**EXERCISE REQUIREMENTS**
Repeat the records in full and exactly, omitting pictures.

▶

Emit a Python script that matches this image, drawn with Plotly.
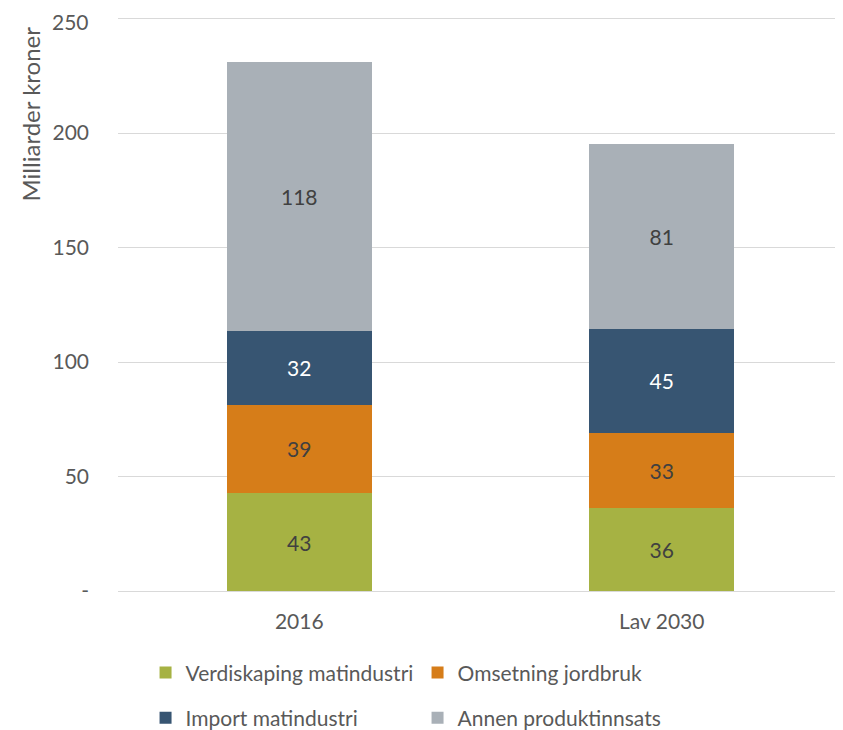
import plotly.graph_objects as go

categories = ["2016", "Lav 2030"]
series_names = ["Verdiskaping matindustri", "Omsetning jordbruk", "Import matindustri", "Annen produktinnsats"]
verdiskaping = [42.8, 36.3]
omsetning = [38.5, 32.8]
import_mat = [32.3, 45.4]
annen = [117.6, 80.9]
tick_vals = [0, 50, 100, 150, 200, 250]
tick_text = ["-", "50", "100", "150", "200", "250"]

colors = ["#A6B243", "#D67D19", "#375572", "#A9B0B7"]
text_colors = ["#404040", "#404040", "#FFFFFF", "#404040"]
legends = ["legend", "legend", "legend2", "legend2"]
FONT = "Lato, Open Sans, sans-serif"
FS = 21

# the page body has an 8px margin, so the figure is shrunk by that amount
fig = go.Figure()
for name, vals, c, tc, lg in zip(series_names, [verdiskaping, omsetning, import_mat, annen],
                                 colors, text_colors, legends):
    fig.add_trace(go.Bar(
        x=categories, y=vals, name=name, marker=dict(color=c, line=dict(width=0)),
        texttemplate="%{y:.0f}", textposition="inside", insidetextanchor="middle",
        textfont=dict(color=tc, size=FS, family=FONT), legend=lg,
        hoverinfo="skip",
    ))

legend_style = dict(orientation="h", font=dict(size=FS, color="#595959", family=FONT),
                    entrywidth=227, entrywidthmode="pixels", bgcolor="rgba(0,0,0,0)",
                    xanchor="left", yanchor="middle", traceorder="normal",
                    itemwidth=30, itemclick=False, itemdoubleclick=False)

# the top tick label gets hidden by plotly (too near the edge), so draw it as an annotation
top_label = dict(text=tick_text[-1], showarrow=False, xref="paper", yref="y",
                 x=-28 / 725, y=tick_vals[-1], xanchor="right", yanchor="middle",
                 yshift=-3, borderpad=0,
                 font=dict(size=FS, color="#595959", family=FONT))

fig.update_layout(
    width=835, height=722,
    template="simple_white",
    barmode="stack", bargap=0.6,
    margin=dict(l=110, r=0, t=6, b=139, autoexpand=False),
    font=dict(family=FONT, color="#595959", size=FS),
    plot_bgcolor="white", paper_bgcolor="white",
    showlegend=True,
    legend=dict(legend_style, x=0.038, y=-0.1418),
    legend2=dict(legend_style, x=0.038, y=-0.2201),
    uniformtext=dict(mode="show", minsize=10),
    annotations=[dict(
        text="Milliarder kroner", textangle=-90, showarrow=False,
        xref="paper", yref="paper", x=-(118 - 30) / 725, y=1 - 11 / 577,
        xanchor="center", yanchor="top",
        font=dict(size=24, color="#595959", family=FONT),
    ), top_label],
)
fig.update_yaxes(
    range=[0, 252], tickvals=tick_vals, ticktext=tick_text[:-1] + [""],
    showgrid=True, gridcolor="#D9D9D9", gridwidth=1.3,
    showline=False, ticks="", ticklabelstandoff=28,
    tickfont=dict(size=FS, color="#595959"), automargin=False,
    zeroline=False,
)
fig.update_xaxes(
    showline=True, linecolor="#D9D9D9", linewidth=1.3, ticks="",
    tickfont=dict(size=FS, color="#595959"), ticklabelstandoff=12,
    automargin=False,
)

fig.write_html("out.html")
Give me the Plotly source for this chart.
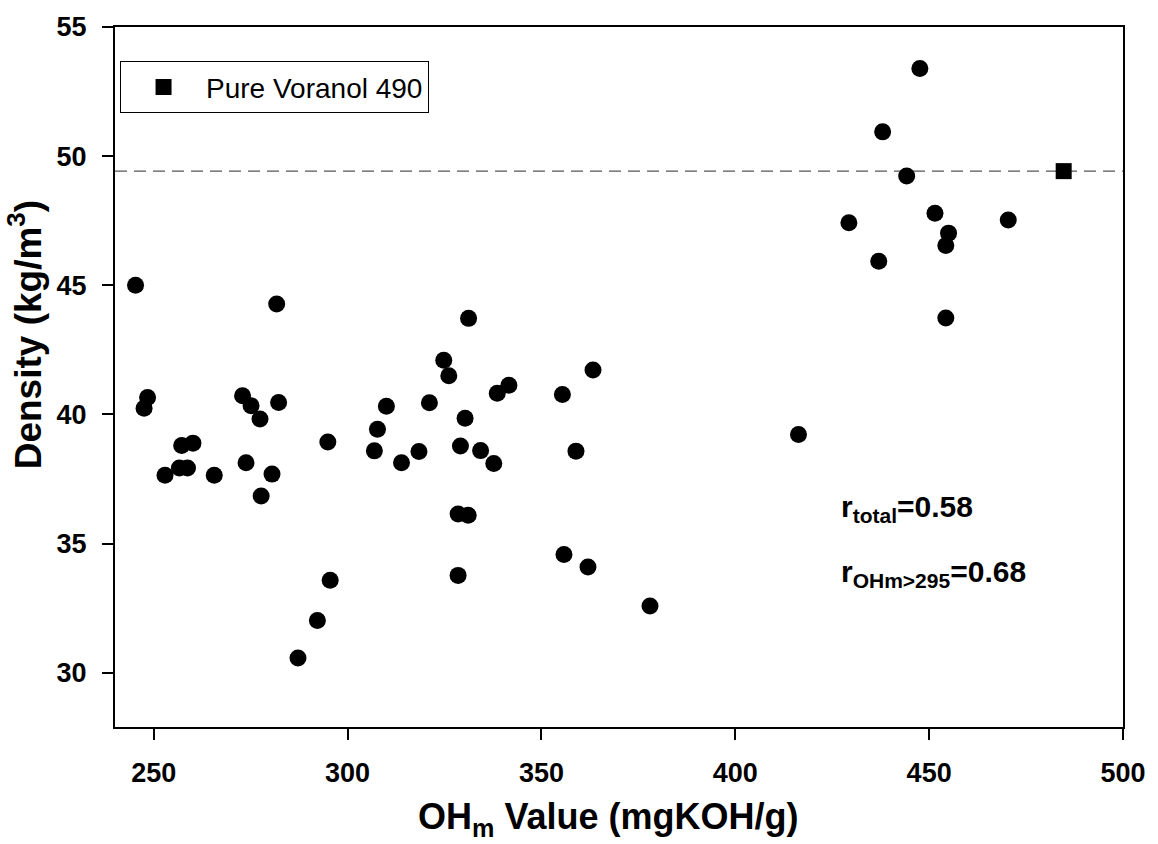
import plotly.graph_objects as go

# OHm value (mgKOH/g) of each formulation
ohm_values = [245.3, 247.5, 248.4, 252.9, 256.6, 257.2, 258.7, 260.1, 265.6, 272.9,
              273.8, 275.1, 277.4, 277.7, 280.5, 281.7, 282.2, 287.2, 292.2, 294.9,
              295.5, 306.9, 307.7, 310.0, 313.9, 318.4, 321.1, 324.8, 326.1, 328.5,
              328.5, 329.1, 330.3, 331.1, 331.2, 334.3, 337.7, 338.6, 341.6, 355.4,
              355.8, 358.9, 362.0, 363.3, 378.0, 416.3, 429.3, 437.0, 438.0, 444.2,
              447.6, 451.5, 454.3, 454.3, 455.0, 470.4]
# Foam density (kg/m3)
densities = [45.00, 40.24, 40.66, 37.65, 37.93, 38.80, 37.93, 38.89, 37.65, 40.72,
             38.13, 40.34, 39.82, 36.84, 37.69, 44.28, 40.46, 30.57, 32.02, 38.93,
             33.58, 38.59, 39.43, 40.32, 38.13, 38.57, 40.45, 42.10, 41.50, 36.15,
             33.77, 38.78, 39.85, 36.10, 43.72, 38.60, 38.10, 40.82, 41.13, 40.77,
             34.58, 38.58, 34.09, 41.72, 32.58, 39.22, 47.42, 45.93, 50.94, 49.23,
             53.39, 47.79, 46.54, 43.73, 47.02, 47.53]

# Pure Voranol 490 reference
voranol_ohm = [484.7]
voranol_density = [49.42]
voranol_label = "Pure Voranol 490"

x_range = [240, 500]
y_range = [27.9, 55]
x_ticks = [250, 300, 350, 400, 450, 500]
y_ticks = [30, 35, 40, 45, 50, 55]

r_total_text = "r<sub>total</sub>=0.58"
r_sub_text = "r<sub>OHm>295</sub>=0.68"

FONT = "Arial, 'Liberation Sans', sans-serif"

fig = go.Figure()
fig.add_trace(go.Scatter(
    x=ohm_values, y=densities, mode="markers",
    marker=dict(symbol="circle", size=17, color="black"),
    showlegend=False,
))
fig.add_trace(go.Scatter(
    x=voranol_ohm, y=voranol_density, mode="markers", name=voranol_label,
    marker=dict(symbol="square", size=16, color="black"),
    showlegend=True,
))

fig.add_shape(type="line", xref="paper", x0=0, x1=1, yref="y",
              y0=voranol_density[0], y1=voranol_density[0],
              line=dict(color="#555555", width=1.3, dash="12px,7px"), layer="below")

axis_common = dict(
    showgrid=False, zeroline=False, showline=True, linecolor="black", linewidth=2,
    mirror=True, ticks="outside", ticklen=11, tickwidth=1.5, tickcolor="black",
    ticklabelstandoff=10,
    tickfont=dict(family=FONT, size=27, color="black", weight="bold"),
)
fig.update_xaxes(range=x_range, tickvals=x_ticks, **axis_common)
fig.update_yaxes(range=y_range, tickvals=y_ticks, **axis_common)

fig.add_annotation(text="OH<sub>m</sub> Value (mgKOH/g)", xref="paper", yref="paper",
                   x=0.489, y=-0.096, xanchor="center", yanchor="top", showarrow=False,
                   font=dict(family=FONT, size=36, color="black", weight="bold"))
fig.add_annotation(text="Density (kg/m<sup>3</sup>)", xref="paper", yref="paper",
                   x=-0.088, y=0.56, xanchor="center", yanchor="middle", showarrow=False,
                   textangle=-90,
                   font=dict(family=FONT, size=37, color="black", weight="bold"))
fig.add_annotation(text=r_total_text, xref="paper", yref="paper",
                   x=(839 - 115) / 1008, y=(727.3 - 507) / 705.8, xanchor="left", yanchor="middle",
                   showarrow=False, font=dict(family=FONT, size=30, color="black", weight="bold"))
fig.add_annotation(text=r_sub_text, xref="paper", yref="paper",
                   x=(839 - 115) / 1008, y=(727.3 - 573) / 705.8, xanchor="left", yanchor="middle",
                   showarrow=False, font=dict(family=FONT, size=30, color="black", weight="bold"))

fig.update_layout(
    width=1158, height=844, autosize=False,
    margin=dict(l=115, r=35, t=22, b=117, pad=0),
    plot_bgcolor="white", paper_bgcolor="white",
    legend=dict(x=0.005, y=0.951, xanchor="left", yanchor="top",
                bordercolor="black", borderwidth=1, bgcolor="white",
                font=dict(family=FONT, size=28, color="black"), itemwidth=75),
)

fig.write_html("out.html")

◀

**FINISHED ANSWER**
Emit a Python script that matches this image, drawn with Plotly.
import plotly.graph_objects as go

categories = ["2016", "Lav 2030"]
series_names = ["Verdiskaping matindustri", "Omsetning jordbruk", "Import matindustri", "Annen produktinnsats"]
verdiskaping = [42.8, 36.3]
omsetning = [38.5, 32.8]
import_mat = [32.3, 45.4]
annen = [117.6, 80.9]
tick_vals = [0, 50, 100, 150, 200, 250]
tick_text = ["-", "50", "100", "150", "200", "250"]

colors = ["#A6B243", "#D67D19", "#375572", "#A9B0B7"]
text_colors = ["#404040", "#404040", "#FFFFFF", "#404040"]
legends = ["legend", "legend", "legend2", "legend2"]
FONT = "Lato, Open Sans, sans-serif"
FS = 21

# the page body has an 8px margin, so the figure is shrunk by that amount
fig = go.Figure()
for name, vals, c, tc, lg in zip(series_names, [verdiskaping, omsetning, import_mat, annen],
                                 colors, text_colors, legends):
    fig.add_trace(go.Bar(
        x=categories, y=vals, name=name, marker=dict(color=c, line=dict(width=0)),
        texttemplate="%{y:.0f}", textposition="inside", insidetextanchor="middle",
        textfont=dict(color=tc, size=FS, family=FONT), legend=lg,
        hoverinfo="skip",
    ))

legend_style = dict(orientation="h", font=dict(size=FS, color="#595959", family=FONT),
                    entrywidth=227, entrywidthmode="pixels", bgcolor="rgba(0,0,0,0)",
                    xanchor="left", yanchor="middle", traceorder="normal",
                    itemwidth=30, itemclick=False, itemdoubleclick=False)

# the top tick label gets hidden by plotly (too near the edge), so draw it as an annotation
top_label = dict(text=tick_text[-1], showarrow=False, xref="paper", yref="y",
                 x=-28 / 725, y=tick_vals[-1], xanchor="right", yanchor="middle",
                 yshift=-3, borderpad=0,
                 font=dict(size=FS, color="#595959", family=FONT))

fig.update_layout(
    width=835, height=722,
    template="simple_white",
    barmode="stack", bargap=0.6,
    margin=dict(l=110, r=0, t=6, b=139, autoexpand=False),
    font=dict(family=FONT, color="#595959", size=FS),
    plot_bgcolor="white", paper_bgcolor="white",
    showlegend=True,
    legend=dict(legend_style, x=0.038, y=-0.1418),
    legend2=dict(legend_style, x=0.038, y=-0.2201),
    uniformtext=dict(mode="show", minsize=10),
    annotations=[dict(
        text="Milliarder kroner", textangle=-90, showarrow=False,
        xref="paper", yref="paper", x=-(118 - 30) / 725, y=1 - 11 / 577,
        xanchor="center", yanchor="top",
        font=dict(size=24, color="#595959", family=FONT),
    ), top_label],
)
fig.update_yaxes(
    range=[0, 252], tickvals=tick_vals, ticktext=tick_text[:-1] + [""],
    showgrid=True, gridcolor="#D9D9D9", gridwidth=1.3,
    showline=False, ticks="", ticklabelstandoff=28,
    tickfont=dict(size=FS, color="#595959"), automargin=False,
    zeroline=False,
)
fig.update_xaxes(
    showline=True, linecolor="#D9D9D9", linewidth=1.3, ticks="",
    tickfont=dict(size=FS, color="#595959"), ticklabelstandoff=12,
    automargin=False,
)

fig.write_html("out.html")
Give me the Plotly source for this chart.
import plotly.graph_objects as go

# OHm value (mgKOH/g) of each formulation
ohm_values = [245.3, 247.5, 248.4, 252.9, 256.6, 257.2, 258.7, 260.1, 265.6, 272.9,
              273.8, 275.1, 277.4, 277.7, 280.5, 281.7, 282.2, 287.2, 292.2, 294.9,
              295.5, 306.9, 307.7, 310.0, 313.9, 318.4, 321.1, 324.8, 326.1, 328.5,
              328.5, 329.1, 330.3, 331.1, 331.2, 334.3, 337.7, 338.6, 341.6, 355.4,
              355.8, 358.9, 362.0, 363.3, 378.0, 416.3, 429.3, 437.0, 438.0, 444.2,
              447.6, 451.5, 454.3, 454.3, 455.0, 470.4]
# Foam density (kg/m3)
densities = [45.00, 40.24, 40.66, 37.65, 37.93, 38.80, 37.93, 38.89, 37.65, 40.72,
             38.13, 40.34, 39.82, 36.84, 37.69, 44.28, 40.46, 30.57, 32.02, 38.93,
             33.58, 38.59, 39.43, 40.32, 38.13, 38.57, 40.45, 42.10, 41.50, 36.15,
             33.77, 38.78, 39.85, 36.10, 43.72, 38.60, 38.10, 40.82, 41.13, 40.77,
             34.58, 38.58, 34.09, 41.72, 32.58, 39.22, 47.42, 45.93, 50.94, 49.23,
             53.39, 47.79, 46.54, 43.73, 47.02, 47.53]

# Pure Voranol 490 reference
voranol_ohm = [484.7]
voranol_density = [49.42]
voranol_label = "Pure Voranol 490"

x_range = [240, 500]
y_range = [27.9, 55]
x_ticks = [250, 300, 350, 400, 450, 500]
y_ticks = [30, 35, 40, 45, 50, 55]

r_total_text = "r<sub>total</sub>=0.58"
r_sub_text = "r<sub>OHm>295</sub>=0.68"

FONT = "Arial, 'Liberation Sans', sans-serif"

fig = go.Figure()
fig.add_trace(go.Scatter(
    x=ohm_values, y=densities, mode="markers",
    marker=dict(symbol="circle", size=17, color="black"),
    showlegend=False,
))
fig.add_trace(go.Scatter(
    x=voranol_ohm, y=voranol_density, mode="markers", name=voranol_label,
    marker=dict(symbol="square", size=16, color="black"),
    showlegend=True,
))

fig.add_shape(type="line", xref="paper", x0=0, x1=1, yref="y",
              y0=voranol_density[0], y1=voranol_density[0],
              line=dict(color="#555555", width=1.3, dash="12px,7px"), layer="below")

axis_common = dict(
    showgrid=False, zeroline=False, showline=True, linecolor="black", linewidth=2,
    mirror=True, ticks="outside", ticklen=11, tickwidth=1.5, tickcolor="black",
    ticklabelstandoff=10,
    tickfont=dict(family=FONT, size=27, color="black", weight="bold"),
)
fig.update_xaxes(range=x_range, tickvals=x_ticks, **axis_common)
fig.update_yaxes(range=y_range, tickvals=y_ticks, **axis_common)

fig.add_annotation(text="OH<sub>m</sub> Value (mgKOH/g)", xref="paper", yref="paper",
                   x=0.489, y=-0.096, xanchor="center", yanchor="top", showarrow=False,
                   font=dict(family=FONT, size=36, color="black", weight="bold"))
fig.add_annotation(text="Density (kg/m<sup>3</sup>)", xref="paper", yref="paper",
                   x=-0.088, y=0.56, xanchor="center", yanchor="middle", showarrow=False,
                   textangle=-90,
                   font=dict(family=FONT, size=37, color="black", weight="bold"))
fig.add_annotation(text=r_total_text, xref="paper", yref="paper",
                   x=(839 - 115) / 1008, y=(727.3 - 507) / 705.8, xanchor="left", yanchor="middle",
                   showarrow=False, font=dict(family=FONT, size=30, color="black", weight="bold"))
fig.add_annotation(text=r_sub_text, xref="paper", yref="paper",
                   x=(839 - 115) / 1008, y=(727.3 - 573) / 705.8, xanchor="left", yanchor="middle",
                   showarrow=False, font=dict(family=FONT, size=30, color="black", weight="bold"))

fig.update_layout(
    width=1158, height=844, autosize=False,
    margin=dict(l=115, r=35, t=22, b=117, pad=0),
    plot_bgcolor="white", paper_bgcolor="white",
    legend=dict(x=0.005, y=0.951, xanchor="left", yanchor="top",
                bordercolor="black", borderwidth=1, bgcolor="white",
                font=dict(family=FONT, size=28, color="black"), itemwidth=75),
)

fig.write_html("out.html")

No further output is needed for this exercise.